The Afrobarometer 2024 survey reported 67% of Kenyans disapprove of the government’s economic management. Free WiFi—once a feel-good tech promise—has become a shorthand for broken commitments.
For ordinary Kenyans, the failure is more than political theatre—it’s personal. Market traders still spend an average of Ksh 50 per day on data, according to KNBS. For those earning slim margins while juggling rising costs of unga (Ksh 150 per 2 kg) and fuel (Ksh 180 per litre), this cost is a daily burden.
Students and job seekers in rural areas continue to face limited access to online learning and remote work opportunities. This undermines Ruto’s larger promise of creating 4 million jobs through a digital economy.

Missed moment
Globally, free internet access has proven transformative. In Rwanda, Kigali’s Innovation City, powered by public WiFi, has attracted startups and reduced poverty rates by 5% since 2018, according to regional reports.
Kenya, once dubbed the “Silicon Savannah”, had the tools to follow suit. With innovations like M-Pesa and mobile banking leading the continent, public WiFi could have supercharged the tech ecosystem. Instead, the digital divide has widened, leaving low-income Kenyans struggling to keep up.
Community-led initiatives like solar-powered internet kiosks in rural areas are filling some gaps. However, these efforts lack the scale of a national programme.
Will the promise be revived?
Ruto has, however, announced that the government aims to install 25,000 public WiFi hotspots by 2027 to ensure a digital revolution in the country.
Speaking during the EU-Kenya Business Forum 2025 at the Ole Sereni Hotel in Nairobi on Monday, May 12, 2025, he revealed that the initiative is through the last-mile fibre connectivity programme.

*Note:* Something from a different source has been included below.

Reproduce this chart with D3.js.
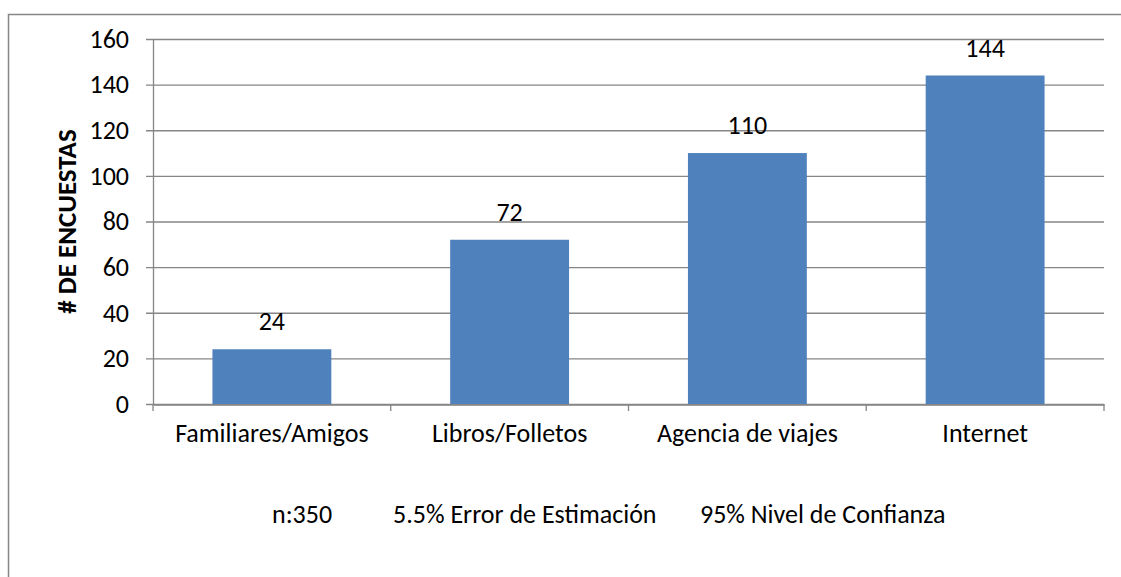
<!DOCTYPE html>
<html>
<head>
<meta charset="utf-8">
<script src="https://cdn.jsdelivr.net/npm/d3@7"></script>
<style>
  body { margin: 0; background: #fff; }
  text { font-family: Carlito, Calibri, "Open Sans", sans-serif; fill: #000; }
</style>
</head>
<body>
<div id="chart"></div>
<script>
// DATA
const categories = ["Familiares/Amigos", "Libros/Folletos", "Agencia de viajes", "Internet"];
const values = [24, 72, 110, 144];
const yTicks = [0, 20, 40, 60, 80, 100, 120, 140, 160];
const yTitle = "# DE ENCUESTAS";
const footer = ["n:350", "5.5% Error de Estimación", "95% Nivel de Confianza"];

const width = 1121, height = 577;
const margin = {top: 39, right: 17, bottom: 173, left: 153};
const fontSize = "26px";

const svg = d3.select("#chart")
  .append("svg")
  .attr("width", width)
  .attr("height", height);

// outer chart border (cropped at right/bottom)
svg.append("rect")
  .attr("x", 8.5).attr("y", 14.5)
  .attr("width", 1130).attr("height", 600)
  .attr("fill", "none")
  .attr("stroke", "#868686")
  .attr("stroke-width", 1.5);

const x = d3.scaleBand()
  .domain(categories)
  .range([margin.left, width - margin.right])
  .paddingInner(0.5)
  .paddingOuter(0.25);

const y = d3.scaleLinear()
  .domain([0, 160])
  .range([height - margin.bottom, margin.top]);

// GRIDLINES
svg.append("g")
  .selectAll("line")
  .data(yTicks)
  .join("line")
  .attr("x1", margin.left - 7)
  .attr("x2", width - margin.right)
  .attr("y1", d => y(d) + 0.5)
  .attr("y2", d => y(d) + 0.5)
  .attr("stroke", "#868686")
  .attr("stroke-width", 1.3);

// Y AXIS
const yAxis = svg.append("g")
  .attr("transform", `translate(${margin.left},0)`)
  .call(d3.axisLeft(y).tickValues(yTicks).tickSize(0).tickPadding(24));
yAxis.select(".domain").attr("stroke", "#868686").attr("stroke-width", 1.3);
yAxis.selectAll("text").attr("font-size", fontSize)
  .style("font-family", "Carlito, Calibri, 'Open Sans', sans-serif");

// BARS
svg.append("g")
  .selectAll("rect")
  .data(values)
  .join("rect")
  .attr("x", (d, i) => x(categories[i]))
  .attr("y", d => y(d))
  .attr("width", x.bandwidth())
  .attr("height", d => y(0) - y(d))
  .attr("fill", "#4F81BD");

// X AXIS
const xAxis = svg.append("g")
  .attr("transform", `translate(0,${y(0) + 0.5})`)
  .call(d3.axisBottom(x).tickSize(0).tickPadding(19));
xAxis.select(".domain").attr("stroke", "#868686").attr("stroke-width", 1.3);
xAxis.selectAll("text").attr("font-size", fontSize)
  .style("font-family", "Carlito, Calibri, 'Open Sans', sans-serif");

// category boundary tick marks
const step = x.step();
svg.append("g")
  .selectAll("line")
  .data(d3.range(categories.length + 1))
  .join("line")
  .attr("x1", i => margin.left + i * step)
  .attr("x2", i => margin.left + i * step)
  .attr("y1", y(0))
  .attr("y2", y(0) + 7)
  .attr("stroke", "#868686")
  .attr("stroke-width", 1.3);

// VALUE LABELS
svg.append("g")
  .selectAll("text")
  .data(values)
  .join("text")
  .attr("x", (d, i) => x(categories[i]) + x.bandwidth() / 2)
  .attr("y", d => y(d) - 19)
  .attr("text-anchor", "middle")
  .attr("font-size", fontSize)
  .text(d => d);

// Y TITLE
svg.append("text")
  .attr("transform", `translate(76,${(y(0) + y(160)) / 2}) rotate(-90)`)
  .attr("text-anchor", "middle")
  .attr("font-size", "27px")
  .attr("font-weight", "bold")
  .text(yTitle);

// FOOTER
const footerX = [272, 393, 700];
svg.append("g")
  .selectAll("text")
  .data(footer)
  .join("text")
  .attr("x", (d, i) => footerX[i])
  .attr("y", 523)
  .attr("font-size", fontSize)
  .text(d => d);
</script>
</body>
</html>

“We are rolling out a last-mile fibre connectivity programme aiming to install 100,000 kilometres of fibre optic cable and 25,000 public WiFi hotspots by 2027 to ensure no part of Kenya is left behind in the digital revolution,” he stated.
Experts argue that the first step toward rebuilding trust is transparency. A public audit of the KSh 38 billion allocation could clear doubts and lay the groundwork for a revised, realistic rollout plan.
For now, the dream of free WiFi in Kenya’s markets stands as a cautionary tale—a bold promise derailed by economic storms, political distractions, and the complex realities of governance. Whether it will be revived or quietly shelved remains to be seen. But for many Kenyans, the hotspots are silent, and so is the government.